Os 500 dias que Beatriz Flamini, considerada uma “desportista de elite”, passou numa cova no sul de Espanha constituem também um novo recorde mundial, por terem superado todos os casos anteriores conhecidos, nos quais, porém, o isolamento nunca foi tão extremo e havia pelo menos um relógio dentro da gruta, ou seja, havia uma referência de passagem do tempo.
A experiência de Beatriz Flamini é, por isso, considerada inédita, pelas condições extremas de isolamento, segundo a Federação Andaluza de Espeleologia, que apoiou a alpinista antes e durante a permanência na gruta.
A federação preparou o interior da cova antes de Beatriz Flamini entrar, em 20 de novembro de 2022, tendo sido instaladas câmaras de vigilância.
Foi também criada uma zona “de intercâmbio”, em que uma equipa de apoio deixava alimentos, água e outros objetos e onde Beatriz Flamini deixava o lixo que produzia, cartões de memória de uma câmara de filmar e notas escritas, normalmente, com alguns pedidos.
Em todo este período, Beatriz Flamini nunca viu outras pessoas nem falou com mais ninguém.
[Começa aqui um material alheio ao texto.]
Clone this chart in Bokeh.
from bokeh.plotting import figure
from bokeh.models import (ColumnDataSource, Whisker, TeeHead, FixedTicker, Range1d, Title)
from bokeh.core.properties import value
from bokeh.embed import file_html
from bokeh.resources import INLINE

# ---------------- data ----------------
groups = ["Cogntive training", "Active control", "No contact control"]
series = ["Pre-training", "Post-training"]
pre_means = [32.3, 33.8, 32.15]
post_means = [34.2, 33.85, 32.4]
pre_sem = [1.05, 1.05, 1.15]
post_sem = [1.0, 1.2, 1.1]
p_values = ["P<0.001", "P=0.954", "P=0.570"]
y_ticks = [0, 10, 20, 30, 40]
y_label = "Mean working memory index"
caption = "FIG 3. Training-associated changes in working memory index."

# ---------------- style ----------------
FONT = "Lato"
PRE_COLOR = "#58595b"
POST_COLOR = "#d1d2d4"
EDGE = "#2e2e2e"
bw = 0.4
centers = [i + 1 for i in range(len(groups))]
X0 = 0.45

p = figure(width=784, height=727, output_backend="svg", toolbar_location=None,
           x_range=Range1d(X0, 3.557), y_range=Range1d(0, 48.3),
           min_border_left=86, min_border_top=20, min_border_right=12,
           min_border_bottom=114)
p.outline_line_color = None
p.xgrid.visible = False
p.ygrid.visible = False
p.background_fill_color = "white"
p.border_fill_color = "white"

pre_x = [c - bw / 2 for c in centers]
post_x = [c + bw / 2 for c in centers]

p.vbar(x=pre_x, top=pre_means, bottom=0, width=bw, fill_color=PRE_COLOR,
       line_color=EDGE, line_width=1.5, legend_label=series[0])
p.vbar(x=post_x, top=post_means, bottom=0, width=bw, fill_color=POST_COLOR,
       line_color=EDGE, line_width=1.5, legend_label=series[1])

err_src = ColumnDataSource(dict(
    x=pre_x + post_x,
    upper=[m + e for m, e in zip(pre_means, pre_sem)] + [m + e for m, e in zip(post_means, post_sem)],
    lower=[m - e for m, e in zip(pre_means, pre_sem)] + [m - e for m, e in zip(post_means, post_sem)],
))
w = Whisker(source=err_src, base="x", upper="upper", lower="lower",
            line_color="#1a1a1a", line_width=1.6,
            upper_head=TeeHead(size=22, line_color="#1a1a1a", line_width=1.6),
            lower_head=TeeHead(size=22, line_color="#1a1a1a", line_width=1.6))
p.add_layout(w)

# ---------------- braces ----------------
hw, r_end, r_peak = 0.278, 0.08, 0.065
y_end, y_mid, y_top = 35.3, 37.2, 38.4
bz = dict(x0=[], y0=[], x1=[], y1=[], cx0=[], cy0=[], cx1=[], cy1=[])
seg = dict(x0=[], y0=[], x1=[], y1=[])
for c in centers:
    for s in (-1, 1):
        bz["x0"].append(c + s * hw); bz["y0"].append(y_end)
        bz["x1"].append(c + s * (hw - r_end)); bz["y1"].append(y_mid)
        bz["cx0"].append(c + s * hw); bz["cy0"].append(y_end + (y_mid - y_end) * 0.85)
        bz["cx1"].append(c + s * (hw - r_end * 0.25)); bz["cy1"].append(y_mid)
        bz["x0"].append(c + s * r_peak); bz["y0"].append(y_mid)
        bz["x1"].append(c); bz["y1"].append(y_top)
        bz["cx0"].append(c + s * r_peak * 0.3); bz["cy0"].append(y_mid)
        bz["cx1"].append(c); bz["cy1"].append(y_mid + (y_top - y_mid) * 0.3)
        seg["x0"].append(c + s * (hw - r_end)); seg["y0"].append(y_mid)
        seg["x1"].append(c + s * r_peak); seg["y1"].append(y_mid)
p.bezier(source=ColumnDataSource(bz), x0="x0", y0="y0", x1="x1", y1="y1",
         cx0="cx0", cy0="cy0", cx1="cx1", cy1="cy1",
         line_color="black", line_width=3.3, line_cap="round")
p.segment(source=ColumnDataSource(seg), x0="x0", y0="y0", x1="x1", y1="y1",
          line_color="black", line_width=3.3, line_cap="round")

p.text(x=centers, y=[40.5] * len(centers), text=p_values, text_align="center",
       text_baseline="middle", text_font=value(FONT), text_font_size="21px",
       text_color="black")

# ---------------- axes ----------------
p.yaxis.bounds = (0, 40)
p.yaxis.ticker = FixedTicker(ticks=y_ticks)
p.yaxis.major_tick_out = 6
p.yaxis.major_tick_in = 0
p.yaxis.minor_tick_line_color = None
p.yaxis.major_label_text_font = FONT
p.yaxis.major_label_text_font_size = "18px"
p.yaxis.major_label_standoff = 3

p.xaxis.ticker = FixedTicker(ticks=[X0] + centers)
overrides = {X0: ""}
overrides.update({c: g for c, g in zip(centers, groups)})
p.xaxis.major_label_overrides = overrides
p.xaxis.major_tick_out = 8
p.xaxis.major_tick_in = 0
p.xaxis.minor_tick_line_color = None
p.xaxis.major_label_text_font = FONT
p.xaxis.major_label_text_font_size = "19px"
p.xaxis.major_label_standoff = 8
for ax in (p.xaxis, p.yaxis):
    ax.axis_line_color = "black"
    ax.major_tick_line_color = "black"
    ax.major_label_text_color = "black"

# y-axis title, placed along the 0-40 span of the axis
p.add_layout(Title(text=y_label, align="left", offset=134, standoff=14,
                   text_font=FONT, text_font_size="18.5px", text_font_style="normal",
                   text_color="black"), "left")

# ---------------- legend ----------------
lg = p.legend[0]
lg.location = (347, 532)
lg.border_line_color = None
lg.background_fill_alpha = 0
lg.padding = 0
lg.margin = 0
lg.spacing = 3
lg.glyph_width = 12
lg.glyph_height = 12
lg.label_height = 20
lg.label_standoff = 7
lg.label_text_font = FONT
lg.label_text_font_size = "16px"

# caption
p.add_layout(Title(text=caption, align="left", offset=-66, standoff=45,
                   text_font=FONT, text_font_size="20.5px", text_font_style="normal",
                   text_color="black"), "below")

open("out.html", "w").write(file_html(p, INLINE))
Segundo disse hoje, em conferência de imprensa, poucas horas após ter saído da gruta, também não falou em voz alta sozinha, garantindo que só fez soar a sua voz quando fez gravações para uma câmara.
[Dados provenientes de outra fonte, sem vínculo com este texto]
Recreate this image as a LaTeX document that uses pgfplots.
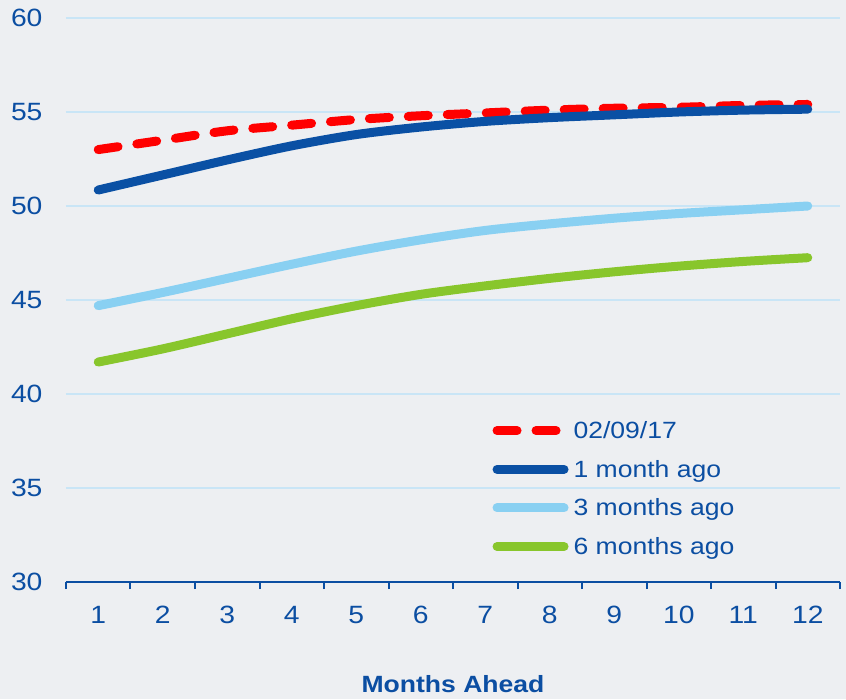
\documentclass[border=0pt]{standalone}
\usepackage{fontspec}
\setmainfont[FakeStretch=1.13]{Liberation Sans}
\usepackage{pgfplots}
\usepackage{pgfplotstable}
\pgfplotsset{compat=1.18}

\definecolor{bgcol}{HTML}{EDEFF2}
\definecolor{gridcol}{HTML}{C9E5F6}
\definecolor{txtblue}{HTML}{0B4EA2}
\definecolor{redline}{HTML}{FF0000}
\definecolor{darkblue}{HTML}{0A50A4}
\definecolor{lightblue}{HTML}{89D0F2}
\definecolor{greenline}{HTML}{88C62C}

% month ahead, expected value
\pgfplotstableread{
m  v
1  53.0
2  53.5
3  54.0
4  54.3
5  54.6
6  54.8
7  54.95
8  55.1
9  55.2
10 55.25
11 55.35
12 55.4
}\current
\pgfplotstableread{
m  v
1  50.85
2  51.65
3  52.45
4  53.2
5  53.8
6  54.2
7  54.5
8  54.7
9  54.85
10 55.0
11 55.1
12 55.15
}\onemonth
\pgfplotstableread{
m  v
1  44.7
2  45.4
3  46.15
4  46.9
5  47.6
6  48.2
7  48.7
8  49.05
9  49.35
10 49.6
11 49.8
12 50.0
}\threemonths
\pgfplotstableread{
m  v
1  41.7
2  42.4
3  43.2
4  44.0
5  44.7
6  45.3
7  45.75
8  46.15
9  46.5
10 46.8
11 47.05
12 47.25
}\sixmonths

\begin{document}
\begin{tikzpicture}
\fill[bgcol] (-66pt,-117pt) rectangle (780pt,582pt);
\begin{axis}[
  scale only axis,
  width=774pt, height=564pt,
  xmin=0.5, xmax=12.5, ymin=30, ymax=60,
  axis x line*=bottom, axis y line*=left,
  x axis line style={draw=txtblue, line width=2pt, -},
  y axis line style={draw=none},
  xtick={1,...,12},
  minor xtick={0.5,1.5,...,12.5},
  ytick={30,35,...,60},
  major tick length=0pt,
  minor tick length=7pt,
  tick align=outside,
  minor x tick style={draw=txtblue, line width=2pt},
  ytick style={draw=none},
  ymajorgrids,
  grid style={draw=gridcol, line width=1.3pt},
  /pgf/number format/assume math mode=true,
  ticklabel style={font=\fontsize{25}{29}\selectfont, text=txtblue},
  xticklabel style={yshift=-20.5pt},
  yticklabel style={xshift=-20pt},
  xlabel={\textbf{Months Ahead}},
  xlabel style={at={(axis description cs:0.5,0)}, anchor=base, yshift=-110pt,
    font=\fontsize{23.5}{27}\selectfont, text=txtblue},
  legend style={at={(axis cs:7.11,38.66)}, anchor=north west, draw=none, fill=none,
    font=\fontsize{23.5}{27}\selectfont, text=txtblue, row sep=16.1pt, inner sep=0pt,
    /tikz/every odd column/.append style={column sep=3pt}},
  legend cell align=left,
  legend image code/.code={\draw[#1] (0pt,0pt) -- (67pt,0pt);},
  every axis plot/.append style={line width=9pt, line cap=round, line join=round, smooth, tension=0.5},
]
\addplot[redline, dash pattern=on 20pt off 19pt] table[x=m, y=v] {\current};
\addlegendentry{02/09/17}
\addplot[darkblue] table[x=m, y=v] {\onemonth};
\addlegendentry{1 month ago}
\addplot[lightblue] table[x=m, y=v] {\threemonths};
\addlegendentry{3 months ago}
\addplot[greenline] table[x=m, y=v] {\sixmonths};
\addlegendentry{6 months ago}
\end{axis}
\end{tikzpicture}
\end{document}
Na conferência de imprensa a desportista desculpou-se por se engasgar, justificando que não falava com ninguém há quase um ano e meio.
A ideia desta experiência, que Beatriz Flamini insistiu hoje ter sido “uma atividade” de “uma desportista de extremos, de elite”, foi da própria alpinista, que a propôs a uma produtora de documentários.
Beatriz Flamini tem-se dedicado a expedições solitárias nas montanhas mais altas do mundo e é considerada uma perita em autossuficiência em condições extremas.
Esta experiência foi e está a ser também acompanhada, desde a preparação, por equipas de investigadores de duas universidades espanholas, de Granada e Almería, de áreas ligadas à saúde (física e mental) e diversas ciências sociais.
Os cientistas observaram o comportamento e as alterações corporais de Beatriz Flamini dentro da cova, nas imagens recolhidas pelas câmaras, e analisaram as notas que escreveu e as gravações que fez e deixou na plataforma de intercâmbio.
A alpinista continuará agora a ser acompanhada pelos investigadores e foi sujeita a um exame médico hoje, assim que saiu da gruta, com o primeiro diagnóstico a dá-la como em aparente bom estado de saúde geral.
Segundo disse hoje a própria, de tudo aquilo que os cientistas e os médicos lhe disseram antes que poderia acontecer-lhe dentro da gruta, após muito tempo de isolamento, só teve alucinações auditivas.
Sem qualquer noção do tempo que tinha passado, Beatriz Flamini viu hoje de manhã entrarem no espaço onde viveu 500 dias, “quando dormitava”, dois espeleólogos e uma psicóloga.
“Pensei que tinham descido para me dizer que tinha de sair porque tinha acontecido alguma coisa”, disse aos jornalistas, confessando que não sabe nada do que se passou nestes 500 dias no mundo, por estar “ancorada no dia 20 de novembro de 2022” e ter a sensação de que entrou na gruta “há um bocado”.
“Quando vi a luz [ao sair da cova] não senti nada porque para mim foi há um bocado que entrei”, acrescentou, sem avançar com muitos detalhes, por estar em preparação um documentário e um livro sobre a experiência.
Além de ter feito gravações para uma câmara, de ter sido filmada e de escrever, Beatriz Flamini leu 60 livros neste período e desenhou.
As equipas de apoio forneceram-lhe mais de mil litros de água e 1,5 toneladas de alimentos e outro material.
Beatriz Flamini nunca acionou o botão de pânico que foi instalado dentro da gruta, para onde entrou com 48 anos de idade e de onde saiu com 50. O segredo para se manter de forma aparentemente tão equilibrada foi focar-se “no aqui e agora”, disse a própria, que explicou que comeu quando sentia fome ou se via magra, que dormiu quando tinha sono e que se levantava quando acordava, para ler, desenhar ou fazer exercício, sempre respondendo ao que tinha vontade de fazer.